OP- stop being my sister. I know that you love your family, it is so clear in every post. However love is not conditional. Gifts are just that, gifts. When you gift someone, you need to make sure who the gift is for...you or the person who is the recipient. Just step back and let you son come to you, be kind to his friend, an know that if the relationship develops into something more serious, you will have another son.
 
You would tell someone, how they should spend THEIR money? If, I didn't appreciate or want the gift, I wouldn't accept it. I would NEVER EVER ask for cash or alternate gift...neither would my children. Personally, I couldn't imagine responding in that manner.

That information set off a whole new system of warning lights for me, and is why I raised the possibility of the son liking to run the table the same way mom has described she does. If OP hasn't really experienced fully the dynamics of this son as a full grown adult, it's understandable why she would still react to him the same way as the HS and college version she's very familiar with.

Family dynamics run deep and are very stubborn to change. When a family member grows and matures to a different phase they often revert when back in the bosom of their family, which often presents confusion and issues with a mate who is familiar only with the new version. When the changed or matured family member behaves like their new normal while with their family that can also present issues and cause clashes out of discomfort and confusion.

Bottom line, OP wants a close relationship with her son. I'm sure any parent understands that and agrees. Keep that goal the priority. Don't get hung up on petty details about how long, what time, preferred setting for a first visit, refusal of trip OP considered ideal location, duration, timing, event and convenient to DS' use of vacation time. Doesn't matter. "We'd love to see you whenever you can be here." Take what you can get, relish it, appreciate it, show it and maybe it will grow with time.

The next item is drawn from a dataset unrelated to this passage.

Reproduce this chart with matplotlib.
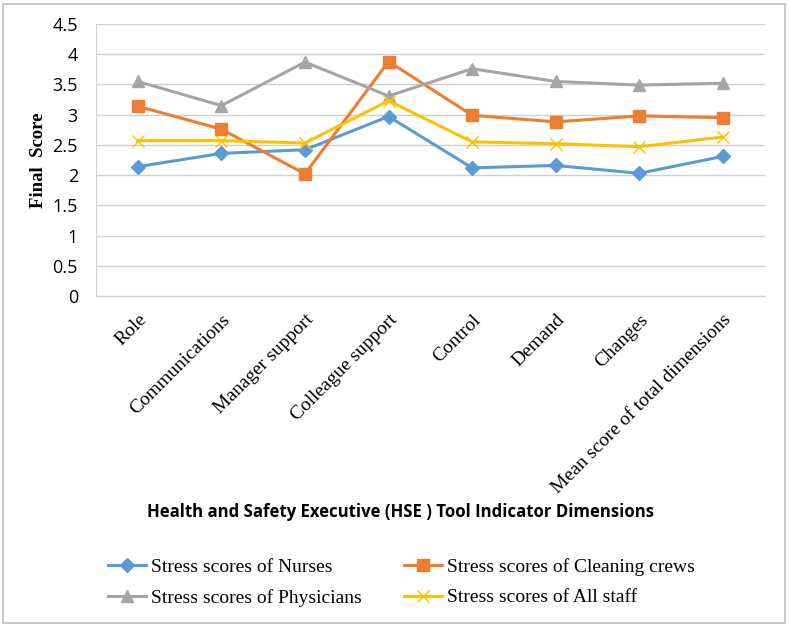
import matplotlib
matplotlib.use('Agg')
import matplotlib.pyplot as plt
from matplotlib.patches import Rectangle

# Data
dimensions = ['Role', 'Communications', 'Manager support', 'Colleague support',
              'Control', 'Demand', 'Changes', 'Mean score of total dimensions']
nurses = [2.14, 2.36, 2.42, 2.97, 2.12, 2.16, 2.03, 2.31]
cleaning = [3.14, 2.76, 2.02, 3.88, 2.99, 2.88, 2.98, 2.95]
physicians = [3.55, 3.15, 3.87, 3.31, 3.76, 3.55, 3.49, 3.52]
all_staff = [2.57, 2.57, 2.53, 3.23, 2.55, 2.52, 2.47, 2.63]
y_ticks = [0, 0.5, 1, 1.5, 2, 2.5, 3, 3.5, 4, 4.5]

fig = plt.figure(figsize=(7.9, 6.29), dpi=100)
ax = fig.add_axes([0.1215, 0.5294, 0.8465, 0.4324])

x = list(range(len(dimensions)))
l1, = ax.plot(x, nurses, color='#5B9BD5', lw=2.2, marker='D', ms=7, label='Stress scores of Nurses')
l2, = ax.plot(x, cleaning, color='#ED7D31', lw=2.2, marker='s', ms=8, label='Stress scores of Cleaning crews')
l3, = ax.plot(x, physicians, color='#A5A5A5', lw=2.2, marker='^', ms=8, label='Stress scores of Physicians')
l4, = ax.plot(x, all_staff, color='#FFC000', lw=2.2, marker='x', ms=8, mew=1, label='Stress scores of All staff')

ax.set_xlim(-0.5, len(dimensions) - 0.5)
ax.set_ylim(0, 4.5)
ax.set_yticks(y_ticks)
ax.set_yticklabels([f'{v:g}' for v in y_ticks], fontsize=13, family='Open Sans')
ax.yaxis.grid(True, color='#D0D0D0', lw=1)
ax.set_axisbelow(True)
ax.tick_params(axis='y', length=0, pad=13)
ax.tick_params(axis='x', length=0, pad=11)
ax.set_xticks(x)
ax.set_xticklabels(dimensions, rotation=45, ha='right', va='top', rotation_mode='anchor',
                   fontsize=14, family='Liberation Serif')
for s in ['top', 'right']:
    ax.spines[s].set_visible(False)
for s in ['left', 'bottom']:
    ax.spines[s].set_color('#D0D0D0')

ax.set_ylabel('Final  Score', fontsize=13.5, family='Liberation Serif', fontweight='bold', labelpad=4)
fig.text(0.507, 0.186, 'Health and Safety Executive (HSE ) Tool Indicator Dimensions',
         ha='center', va='center', fontsize=12.1, fontweight='bold', family='Open Sans')

# row-wise order like the reference: Nurses, Cleaning / Physicians, All staff
fig.legend([l1, l3, l2, l4], [l.get_label() for l in (l1, l3, l2, l4)],
           loc='center', bbox_to_anchor=(0.508, 0.074), ncol=2, frameon=False,
           prop={'family': 'Liberation Serif', 'size': 14}, handlelength=1.95,
           handletextpad=0.26, columnspacing=2.15, labelspacing=0.65, borderpad=0)

fig.patches.append(Rectangle((0.004, 0.01), 0.99, 0.983, transform=fig.transFigure,
                             fill=False, ec='#BFBFBF', lw=1.2))

fig.savefig('out.png', dpi=100)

Something else that's been bugging me is if this son's Christmas visit is too short, how long can the other son's visit be if it won't coincide with his brother's 3 hour visit? Wouldn't his too short, inconveniently timed visit be under fire as well? I would think it would cause quite a bit of animosity if one brother's scheduling was deemed appropriately set in stone while the other's were expected to be dictated by the executive committee.

OP, if you're truly puzzled about the situation, sit down and think it all out, bald faced truth, in your own mind. Some suggestions outlined in the thread may be ridiculous, some may have some vein of truth running through them. Use whatever you can to spark your thoughts about causes of conflict surrounding your son. Remember, your end goal is a close relationship with your son, not covering your behind for any blunders you've made to contribute to the problem.

ETA, my words are not meant to elicit any thoughts from you here about your ideas as to any mistakes or even any defense you'd like to raise. My questions aren't to feed the drama here, but to help you think out the puzzle. I would however gladly read any good updates about how things are improving, because I am rooting for your family, even if it looks like I'm punching you in the face here.